Jesse Jackson Jr., the son of the recently deceased activist and civil rights leader Jesse Jackson, has slammed former Presidents Joe Biden, Barack Obama, and Bill Clinton over how they remembered Reverend Jackson in their speeches at his memorial.
During Friday’s service at Chicago’s House of Hope, Obama warned about the state of the nation, calling each day a “new assault on our democratic institutions.”
“Each day, we’re told by those in high office to fear each other and to turn on each other, and that some Americans count more than others, and that some don’t even count at all,” the former president said.
“Everywhere we see greed and bigotry, being celebrated and bullying and mockery masquerading as strength. It’s hard to hope in those moments.”
Biden also claimed the Trump administration doesn’t share “any of the values that we have.”
Former Vice President Kamala Harris, defeated by Trump during the 2024 election, bragged she “predicted a lot about what’s happening right now” during her remarks.
“I’m not into saying I told you so, but we did see it coming,” Harris said.
“But what I did not predict is that we would not have Jesse Jackson with us right now to help us get through this.”
Clinton, who kept his eulogy mostly free of politics, remembered Jackson warmly as a good friend.
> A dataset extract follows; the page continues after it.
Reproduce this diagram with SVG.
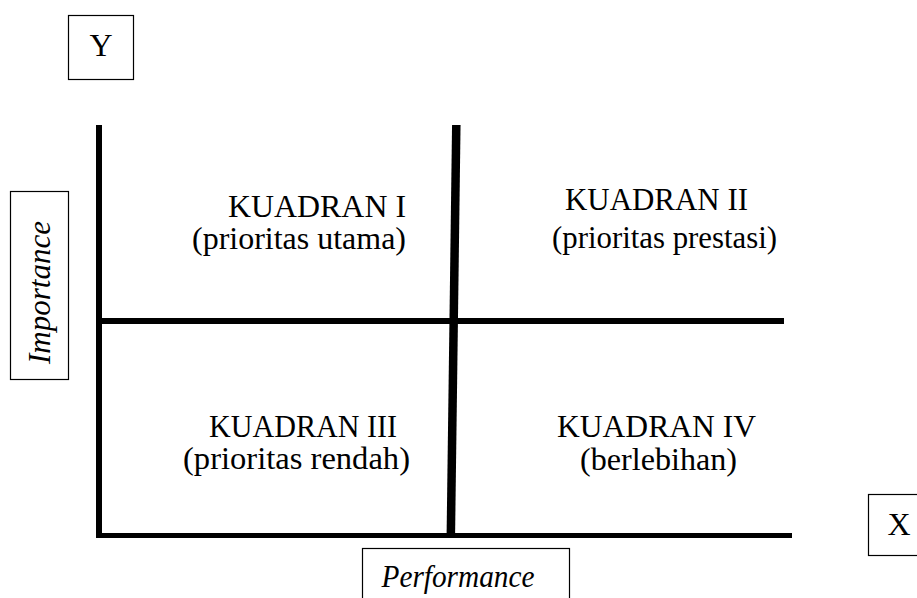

However, Jesse Jackson Jr. the son of the late Civil Rights leader, seemed to disapprove of how the three presidents remembered Jackson.
“ I listened for several hours to three United States presidents who do not know Jesse Jackson,” the grieving son said during a private memorial service at Rainbow Push Coalition headquarters in Chicago.
“He maintained a tense relationship with the political order, not because the presidents were white or black, but the demands of our message, the demands of speaking for the least of these – those who are disinherited, the damned, the dispossessed, the disrespected – demanded not Democratic or Republican solutions, but demanded a consistent, prophetic voice that at no point in time ever sold us out as people.
“And it speaks volumes about who the Rev. Jesse Jackson was.”
Jackson died at 84 last month at his Chicago home.